WHAT TO PRODUCE -
All of the lines below are to be printed again exactly; images are excluded from the output.

INPUT ROWS -

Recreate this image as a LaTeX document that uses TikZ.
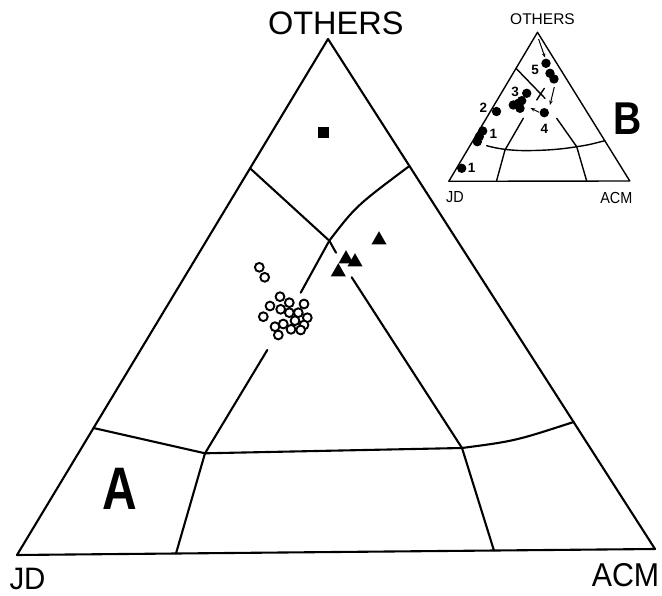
\documentclass[tikz,border=0pt]{standalone}
\usepackage{fontspec}
\setmainfont{Liberation Sans}
\usetikzlibrary{arrows.meta,calc}
\begin{document}
\begin{tikzpicture}[x=1pt,y=-1pt,
  edge/.style={line width=2.1pt, line cap=round, line join=round},
  iedge/.style={line width=1.4pt, line cap=round, line join=round},
  opencirc/.style={draw, line width=1.9pt, fill=white},
  lab/.style={inner sep=0pt},
  iarrow/.style={line width=1pt, -{Stealth[length=4.5pt,width=3.5pt]}}]
\useasboundingbox (0,0) rectangle (662,596);
% ---------- main triangle ----------
\coordinate (JD) at (17,555);
\coordinate (ACM) at (655,549);
\coordinate (OT) at (328,39);
\draw[edge] (JD) -- (OT) -- (ACM) -- cycle;
% points on edges
\coordinate (Lt) at ($(JD)!0.7494!(OT)$);
\coordinate (Lb) at ($(JD)!0.2461!(OT)$);
\coordinate (Rt) at ($(OT)!0.249!(ACM)$);
\coordinate (Rb) at ($(OT)!0.751!(ACM)$);
\coordinate (Bl) at ($(JD)!0.2492!(ACM)$);
\coordinate (Br) at ($(JD)!0.7476!(ACM)$);
% inner junctions
\coordinate (X) at (329.3,240.7);
\coordinate (Jl) at (205,453.3);
\coordinate (Jr) at (462,448);
% boundaries
\draw[edge] (Lt) -- (X) -- (336,252.7);
\draw[edge] (Rt) .. controls (356,206) .. (X) -- (300.7,292.7);
\draw[edge] (267.3,350) -- (Jl);
\draw[edge] (351.7,277.3) -- (Jr);
\draw[edge] (Lb) -- (Jl) -- (Jr);
\draw[edge] (Jr) .. controls (515,441) .. (Rb);
\draw[edge] (Jl) -- (Bl);
\draw[edge] (Jr) -- (Br);
% square
\fill (317.5,127.5) rectangle (328.5,138.5);
% triangles
\foreach \x/\y in {379/238, 346/257, 355/260, 338.3/270}
  \fill (\x-7.6,\y+6.5) -- (\x+7.6,\y+6.5) -- (\x,\y-6.8) -- cycle;
% open circles
\foreach \x/\y in {259.3/267.3, 264.7/277.3,
  280/296.7, 289.3/302.7, 304/304, 270/306, 280.7/309.3, 289.3/312.7,
  298.3/312.7, 307.3/317.7, 263.3/316.7, 295/320.7, 304/325, 275/326.7,
  283.3/324, 291/329.3, 300.7/330, 278.3/335}
  \draw[opencirc] (\x,\y) circle (4.4);
% labels
\node[lab, font=\fontsize{32.5}{34}\selectfont] (tOT) at (335.8,23.3) {OTHERS};
\node[lab, font=\fontsize{31}{33}\selectfont, xscale=0.95] (tJD) at (27.5,579) {JD};
\node[lab, font=\fontsize{33}{35}\selectfont, xscale=0.92] (tACM) at (625.5,575) {ACM};
\node[lab, font=\bfseries\fontsize{60}{62}\selectfont, xscale=0.8] (tA) at (120,488.5) {A};
% ---------- inset B ----------
\coordinate (iJD) at (448.8,181.3);
\coordinate (iACM) at (629.8,181);
\coordinate (iOT) at (537.5,32.3);
\draw[iedge] (iJD) -- (iOT) -- (iACM) -- cycle;
\coordinate (iLt) at ($(iJD)!0.758!(iOT)$);
\coordinate (iRb) at ($(iOT)!0.729!(iACM)$);
\coordinate (iBl) at (496.5,181.1);
\coordinate (iBr) at (586.7,181);
\coordinate (iJl) at (505,150);
\coordinate (iJr) at (576.7,146.7);
\draw[iedge] (iLt) -- (545,98.3);
\draw[iedge] (536.7,100) -- (544.3,88.3);
\draw[iedge] (523.3,118.3) -- (iJl) -- (iBl);
\draw[iedge] (556.7,118.3) -- (iJr) -- (iBr);
\draw[iedge] (486.7,145.7) .. controls (500,149.5) and (515,150.8) .. (528,150.6)
  .. controls (545,150.4) and (560,149.5) .. (iJr) .. controls (588,145) .. (iRb);
% dots
\foreach \x/\y in {461.7/168.3, 477.3/141.7, 479.3/136.7, 482.7/131, 496.5/111.5,
  526.7/93.3, 521.7/100.7, 518.3/103.3, 513.3/105, 520/108.3,
  544.3/112.7, 546/63.3, 550/73.3, 554/79}
  \fill (\x,\y) circle (4.7);
% arrows
\coordinate (a1s) at (538.6,39);
\coordinate (a1e) at (545,57.5);
\coordinate (a2s) at (554.3,87);
\coordinate (a2e) at (550,105);
\coordinate (a3s) at (539,112.3);
\coordinate (a3e) at (530.5,108);
\draw[iarrow] (a1s) -- (a1e);
\draw[iarrow] (a2s) -- (a2e);
\draw[iarrow] (a3s) -- (a3e);
% inset labels
\node[lab, font=\fontsize{15.5}{17}\selectfont] (iOTl) at (542.5,18.7) {OTHERS};
\node[lab, font=\fontsize{16}{17}\selectfont, xscale=0.9] (iJDl) at (455,197.5) {JD};
\node[lab, font=\fontsize{16}{17}\selectfont, xscale=0.9] (iACMl) at (616.3,197.5) {ACM};
\node[lab, font=\bfseries\fontsize{46}{48}\selectfont, xscale=0.85] (tB) at (627.5,118.5) {B};
\foreach \n/\x/\y in {5/535/70, 3/515/91.7, 2/483.3/107.7, 4/544.3/129, 1/493.3/134, 1/471.7/167.5}
  \node[lab, font=\bfseries\fontsize{13.5}{15}\selectfont] at (\x,\y) {\n};
\end{tikzpicture}
\end{document}
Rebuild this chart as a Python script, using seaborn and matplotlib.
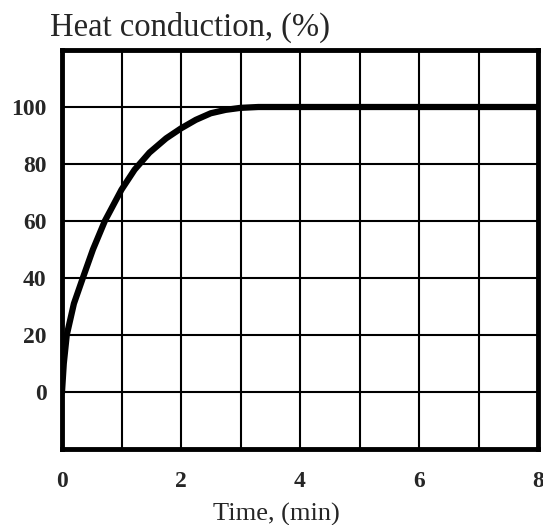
import matplotlib
matplotlib.use("Agg")
import matplotlib.pyplot as plt
import seaborn as sns
import pandas as pd

time_min = [0, 0.03, 0.08, 0.2, 0.35, 0.52, 0.72, 1.0, 1.22, 1.47, 1.75, 2.0, 2.25, 2.5, 2.75, 3.0, 3.3, 3.6, 8]
heat_pct = [0, 10, 20, 31, 40, 50, 60, 71, 78, 84, 89, 92.5, 95.5, 97.8, 99, 99.7, 100, 100, 100]

x_ticks = [0, 1, 2, 3, 4, 5, 6, 7, 8]
x_labels = ["0", "", "2", "", "4", "", "6", "", "8"]
y_ticks = [-20, 0, 20, 40, 60, 80, 100, 120]
y_labels = ["", "0", "20", "40", "60", "80", "100", ""]

sns.set_style("white")
plt.rcParams["font.family"] = ["Liberation Serif", "DejaVu Serif"]

df = pd.DataFrame({"t": time_min, "h": heat_pct})

fig = plt.figure(figsize=(5.43, 5.25), dpi=100)
ax = fig.add_axes([62/543, 1-449/525, (538-62)/543, (449-50)/525])

sns.lineplot(data=df, x="t", y="h", ax=ax, color="black", linewidth=4.5, sort=True)

ax.set_xlim(0, 8)
ax.set_ylim(-20, 120)
ax.set_xticks(x_ticks)
ax.set_xticklabels(x_labels)
ax.set_yticks(y_ticks)
ax.set_yticklabels(y_labels)
ax.grid(True, color="black", linewidth=1.5)
ax.set_axisbelow(True)
for s in ax.spines.values():
    s.set_visible(True)
    s.set_color("black")
    s.set_linewidth(3.5)
ax.tick_params(axis="both", length=0, labelsize=17)
ax.tick_params(axis="x", pad=16)
ax.tick_params(axis="y", pad=11)
for lbl in ax.get_xticklabels() + ax.get_yticklabels():
    lbl.set_fontweight("bold")

ax.set_xlabel("")
ax.set_ylabel("")
fig.text(276/543, 1-521/525, "Time, (min)", ha="center", va="baseline", fontsize=19)
fig.text(50/543, 1-36/525, "Heat conduction, (%)", ha="left", va="baseline", fontsize=23.5)

fig.savefig("out.png", dpi=100)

RESULT OF THE TASK -
Recreate this image as a LaTeX document that uses TikZ.
\documentclass[tikz,border=0pt]{standalone}
\usepackage{fontspec}
\setmainfont{Liberation Sans}
\usetikzlibrary{arrows.meta,calc}
\begin{document}
\begin{tikzpicture}[x=1pt,y=-1pt,
  edge/.style={line width=2.1pt, line cap=round, line join=round},
  iedge/.style={line width=1.4pt, line cap=round, line join=round},
  opencirc/.style={draw, line width=1.9pt, fill=white},
  lab/.style={inner sep=0pt},
  iarrow/.style={line width=1pt, -{Stealth[length=4.5pt,width=3.5pt]}}]
\useasboundingbox (0,0) rectangle (662,596);
% ---------- main triangle ----------
\coordinate (JD) at (17,555);
\coordinate (ACM) at (655,549);
\coordinate (OT) at (328,39);
\draw[edge] (JD) -- (OT) -- (ACM) -- cycle;
% points on edges
\coordinate (Lt) at ($(JD)!0.7494!(OT)$);
\coordinate (Lb) at ($(JD)!0.2461!(OT)$);
\coordinate (Rt) at ($(OT)!0.249!(ACM)$);
\coordinate (Rb) at ($(OT)!0.751!(ACM)$);
\coordinate (Bl) at ($(JD)!0.2492!(ACM)$);
\coordinate (Br) at ($(JD)!0.7476!(ACM)$);
% inner junctions
\coordinate (X) at (329.3,240.7);
\coordinate (Jl) at (205,453.3);
\coordinate (Jr) at (462,448);
% boundaries
\draw[edge] (Lt) -- (X) -- (336,252.7);
\draw[edge] (Rt) .. controls (356,206) .. (X) -- (300.7,292.7);
\draw[edge] (267.3,350) -- (Jl);
\draw[edge] (351.7,277.3) -- (Jr);
\draw[edge] (Lb) -- (Jl) -- (Jr);
\draw[edge] (Jr) .. controls (515,441) .. (Rb);
\draw[edge] (Jl) -- (Bl);
\draw[edge] (Jr) -- (Br);
% square
\fill (317.5,127.5) rectangle (328.5,138.5);
% triangles
\foreach \x/\y in {379/238, 346/257, 355/260, 338.3/270}
  \fill (\x-7.6,\y+6.5) -- (\x+7.6,\y+6.5) -- (\x,\y-6.8) -- cycle;
% open circles
\foreach \x/\y in {259.3/267.3, 264.7/277.3,
  280/296.7, 289.3/302.7, 304/304, 270/306, 280.7/309.3, 289.3/312.7,
  298.3/312.7, 307.3/317.7, 263.3/316.7, 295/320.7, 304/325, 275/326.7,
  283.3/324, 291/329.3, 300.7/330, 278.3/335}
  \draw[opencirc] (\x,\y) circle (4.4);
% labels
\node[lab, font=\fontsize{32.5}{34}\selectfont] (tOT) at (335.8,23.3) {OTHERS};
\node[lab, font=\fontsize{31}{33}\selectfont, xscale=0.95] (tJD) at (27.5,579) {JD};
\node[lab, font=\fontsize{33}{35}\selectfont, xscale=0.92] (tACM) at (625.5,575) {ACM};
\node[lab, font=\bfseries\fontsize{60}{62}\selectfont, xscale=0.8] (tA) at (120,488.5) {A};
% ---------- inset B ----------
\coordinate (iJD) at (448.8,181.3);
\coordinate (iACM) at (629.8,181);
\coordinate (iOT) at (537.5,32.3);
\draw[iedge] (iJD) -- (iOT) -- (iACM) -- cycle;
\coordinate (iLt) at ($(iJD)!0.758!(iOT)$);
\coordinate (iRb) at ($(iOT)!0.729!(iACM)$);
\coordinate (iBl) at (496.5,181.1);
\coordinate (iBr) at (586.7,181);
\coordinate (iJl) at (505,150);
\coordinate (iJr) at (576.7,146.7);
\draw[iedge] (iLt) -- (545,98.3);
\draw[iedge] (536.7,100) -- (544.3,88.3);
\draw[iedge] (523.3,118.3) -- (iJl) -- (iBl);
\draw[iedge] (556.7,118.3) -- (iJr) -- (iBr);
\draw[iedge] (486.7,145.7) .. controls (500,149.5) and (515,150.8) .. (528,150.6)
  .. controls (545,150.4) and (560,149.5) .. (iJr) .. controls (588,145) .. (iRb);
% dots
\foreach \x/\y in {461.7/168.3, 477.3/141.7, 479.3/136.7, 482.7/131, 496.5/111.5,
  526.7/93.3, 521.7/100.7, 518.3/103.3, 513.3/105, 520/108.3,
  544.3/112.7, 546/63.3, 550/73.3, 554/79}
  \fill (\x,\y) circle (4.7);
% arrows
\coordinate (a1s) at (538.6,39);
\coordinate (a1e) at (545,57.5);
\coordinate (a2s) at (554.3,87);
\coordinate (a2e) at (550,105);
\coordinate (a3s) at (539,112.3);
\coordinate (a3e) at (530.5,108);
\draw[iarrow] (a1s) -- (a1e);
\draw[iarrow] (a2s) -- (a2e);
\draw[iarrow] (a3s) -- (a3e);
% inset labels
\node[lab, font=\fontsize{15.5}{17}\selectfont] (iOTl) at (542.5,18.7) {OTHERS};
\node[lab, font=\fontsize{16}{17}\selectfont, xscale=0.9] (iJDl) at (455,197.5) {JD};
\node[lab, font=\fontsize{16}{17}\selectfont, xscale=0.9] (iACMl) at (616.3,197.5) {ACM};
\node[lab, font=\bfseries\fontsize{46}{48}\selectfont, xscale=0.85] (tB) at (627.5,118.5) {B};
\foreach \n/\x/\y in {5/535/70, 3/515/91.7, 2/483.3/107.7, 4/544.3/129, 1/493.3/134, 1/471.7/167.5}
  \node[lab, font=\bfseries\fontsize{13.5}{15}\selectfont] at (\x,\y) {\n};
\end{tikzpicture}
\end{document}
Rebuild this chart as a Python script, using seaborn and matplotlib.
import matplotlib
matplotlib.use("Agg")
import matplotlib.pyplot as plt
import seaborn as sns
import pandas as pd

time_min = [0, 0.03, 0.08, 0.2, 0.35, 0.52, 0.72, 1.0, 1.22, 1.47, 1.75, 2.0, 2.25, 2.5, 2.75, 3.0, 3.3, 3.6, 8]
heat_pct = [0, 10, 20, 31, 40, 50, 60, 71, 78, 84, 89, 92.5, 95.5, 97.8, 99, 99.7, 100, 100, 100]

x_ticks = [0, 1, 2, 3, 4, 5, 6, 7, 8]
x_labels = ["0", "", "2", "", "4", "", "6", "", "8"]
y_ticks = [-20, 0, 20, 40, 60, 80, 100, 120]
y_labels = ["", "0", "20", "40", "60", "80", "100", ""]

sns.set_style("white")
plt.rcParams["font.family"] = ["Liberation Serif", "DejaVu Serif"]

df = pd.DataFrame({"t": time_min, "h": heat_pct})

fig = plt.figure(figsize=(5.43, 5.25), dpi=100)
ax = fig.add_axes([62/543, 1-449/525, (538-62)/543, (449-50)/525])

sns.lineplot(data=df, x="t", y="h", ax=ax, color="black", linewidth=4.5, sort=True)

ax.set_xlim(0, 8)
ax.set_ylim(-20, 120)
ax.set_xticks(x_ticks)
ax.set_xticklabels(x_labels)
ax.set_yticks(y_ticks)
ax.set_yticklabels(y_labels)
ax.grid(True, color="black", linewidth=1.5)
ax.set_axisbelow(True)
for s in ax.spines.values():
    s.set_visible(True)
    s.set_color("black")
    s.set_linewidth(3.5)
ax.tick_params(axis="both", length=0, labelsize=17)
ax.tick_params(axis="x", pad=16)
ax.tick_params(axis="y", pad=11)
for lbl in ax.get_xticklabels() + ax.get_yticklabels():
    lbl.set_fontweight("bold")

ax.set_xlabel("")
ax.set_ylabel("")
fig.text(276/543, 1-521/525, "Time, (min)", ha="center", va="baseline", fontsize=19)
fig.text(50/543, 1-36/525, "Heat conduction, (%)", ha="left", va="baseline", fontsize=23.5)

fig.savefig("out.png", dpi=100)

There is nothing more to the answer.